Splicing of microRNA-encoding introns. (A) RT–PCR for the detection of nascent and partially spliced transcripts. The positions of primers (arrows), exons (filled boxes) and introns (solid lines) are indicated. PCR products are depicted as either red or blue solid lines. SiRNA duplexes targeting luciferase (siLuc) or Drosha (siDro) were transfected into HeLa cells and, after 48 h, total RNA was prepared and used for RT–PCR. (B) Real-time PCR of the nascent or partially spliced transcript of MCM7 gene.

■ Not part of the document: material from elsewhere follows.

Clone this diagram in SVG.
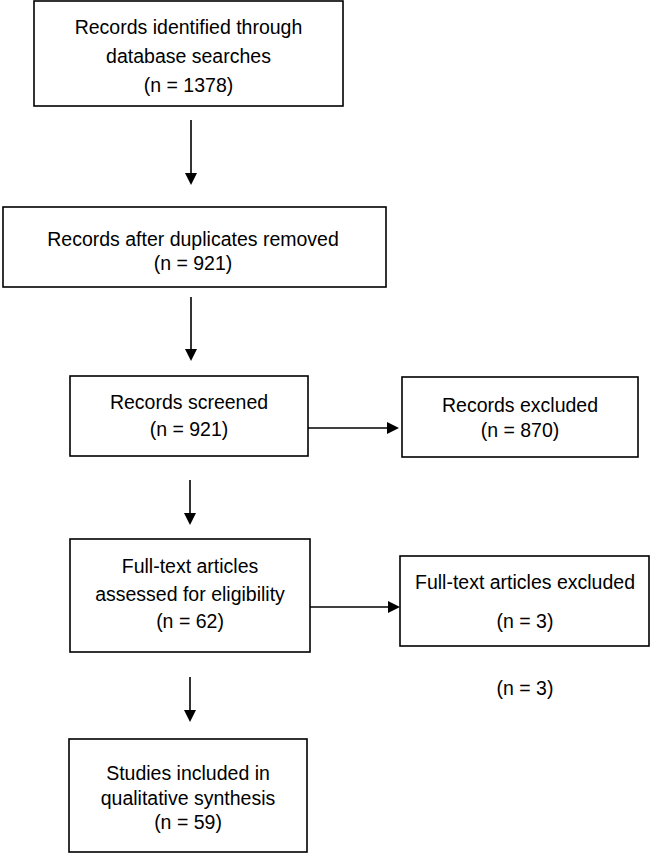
<svg xmlns="http://www.w3.org/2000/svg" width="651" height="855" viewBox="0 0 651 855">
<style>
.box{fill:#fff;stroke:#000;stroke-width:1.6}
text{font-family:"Liberation Sans",Arial,sans-serif;font-size:19.5px;fill:#000;text-anchor:middle}
.c{stroke:#000;stroke-width:1.6;fill:none}
.h{fill:#000}
</style>
<rect width="651" height="855" fill="#fff"/>
<g id="connectors">
<line class="c" x1="191" y1="120" x2="191" y2="174"/>
<path class="h" d="M185,173 L197,173 L191,185 z"/>
<line class="c" x1="191" y1="297" x2="191" y2="350"/>
<path class="h" d="M185,349 L197,349 L191,361 z"/>
<line class="c" x1="308" y1="428" x2="388" y2="428"/>
<path class="h" d="M387,422 L387,434 L399,428 z"/>
<line class="c" x1="190" y1="480" x2="190" y2="514"/>
<path class="h" d="M184,513 L196,513 L190,525 z"/>
<line class="c" x1="310" y1="607" x2="389" y2="607"/>
<path class="h" d="M388,601 L388,613 L400,607 z"/>
<line class="c" x1="190" y1="677" x2="190" y2="711"/>
<path class="h" d="M184,710 L196,710 L190,722 z"/>
</g>
<g id="n1">
<rect class="box" x="34" y="1" width="309" height="105"/>
<text x="188.5" y="34">Records identified through</text>
<text x="188.5" y="63">database searches</text>
<text x="188.5" y="92">(n = 1378)</text>
</g>
<g id="n2">
<rect class="box" x="3" y="207" width="383" height="80"/>
<text x="193" y="246">Records after duplicates removed</text>
<text x="193" y="270">(n = 921)</text>
</g>
<g id="n3">
<rect class="box" x="70" y="376" width="238" height="80"/>
<text x="189" y="409">Records screened</text>
<text x="189" y="436">(n = 921)</text>
</g>
<g id="n4">
<rect class="box" x="402" y="377" width="236" height="80"/>
<text x="520" y="412">Records excluded</text>
<text x="520" y="437">(n = 870)</text>
</g>
<g id="n5">
<rect class="box" x="70" y="539" width="240" height="113"/>
<text x="190" y="573">Full-text articles</text>
<text x="190" y="601">assessed for eligibility</text>
<text x="190" y="628">(n = 62)</text>
</g>
<g id="n6">
<rect class="box" x="400" y="556" width="249" height="90"/>
<text x="525" y="589">Full-text articles excluded</text>
<text x="525" y="628">(n = 3)</text>
</g>
<g id="n7">
<text x="525" y="695">(n = 3)</text>
</g>
<g id="n8">
<rect class="box" x="69" y="739" width="238" height="113"/>
<text x="188" y="780">Studies included in</text>
<text x="188" y="805">qualitative synthesis</text>
<text x="188" y="829">(n = 59)</text>
</g>
</svg>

Different RT primers were used to distinguish these two transcripts, and the same PCR primer set was used for real-time PCR reaction (n=5).

Figure 3

The production of spliced mRNA is unaffected by miRNA cropping. (A) RT–PCR to detect spliced mRNA. SiRNA duplexes targeting luciferase (siLuc) or Drosha (siDro) were transfected into HeLa cells and, after 48 h, total RNA was prepared and used for RT–PCR. (B) Quantitative real-time PCR of MCM7 spliced mRNA. The arrows and the black bar with an asterisk indicate the position of PCR primers and Taqman probe, respectively. Each C_t value of MCM7 was normalized to the C_t value of GAPDH (n=6). (C) Depletion of DGCR8 exerts the same effects as those of Drosha on the processing of miRNA-encoding introns. SiRNA was transfected into HeLa cells as in panel A and Figure 2A.

Figure 4

Processing of miRNA-harboring introns is unaffected by the length of the intron and the location of miRNA. The black triangle indicates the location of miRNA.

Figure 5

Pre-mRNA splicing is not required for cropping. (A) Reporter constructs. Upper row: wild-type BCL2L2 mRNA (exon: filled box; intron: solid line). The miRNA stem–loop was inserted into the EcoRI site in the intron. Middle row: miRNA-inserted construct. Lower row: splicing-deficient form of miRNA-inserted construct (red dots indicate the sites of mutation). The mutated sequences are indicated in red. (B, C) RT–PCR and Northern blotting. Reporter constructs were transfected into HEK293T cells and, 2 days later, total RNA was extracted for RT–PCR and Northern analysis. In panel C, the band indicated with an asterisk (^*) represents other members of the endogenous let-7a family. 18S rRNA stained with EtBr is shown as loading control.

Figure 6

Splicing and cropping of four exons–three introns reporters. (A) Schematic depiction of the constructs used in this experiment. The hairpin represents the miR-26b stem–loop and the arrows indicate the position of primers. The mature miRNA sequences are written in bold whereas the mutated sequences are shown in red. (B) Northern blot analysis of miR-26b reporter expression. Two days after transfection into HEK293T cells, total RNA was extracted and analyzed by Northern blotting. (C) Time-course experiment of the reporter constructs. After transfection of the reporter plasmid into HEK293T cells, total RNA was prepared at the indicated time. The neomycin resistance gene was used as transfection efficiency control. All experiments were performed at least three times and representative results are shown.

Figure 7

A model for the processing of intronic microRNA. The exons flanking miRNA are cotranscriptionally defined and physically bound to each other by a ‘splicing commitment complex' (CC). Downstream introns may be spliced out rapidly, whereas splicing of the miRNA-harboring intron is detained. The Microprocessor cleaves the intron to release pre-miRNA that is subsequently processed by Dicer. Because the exons had already been paired and tethered to each other, splicing catalysis would still occur efficiently regardless of the discontinuity of the intron. Details are described in the text.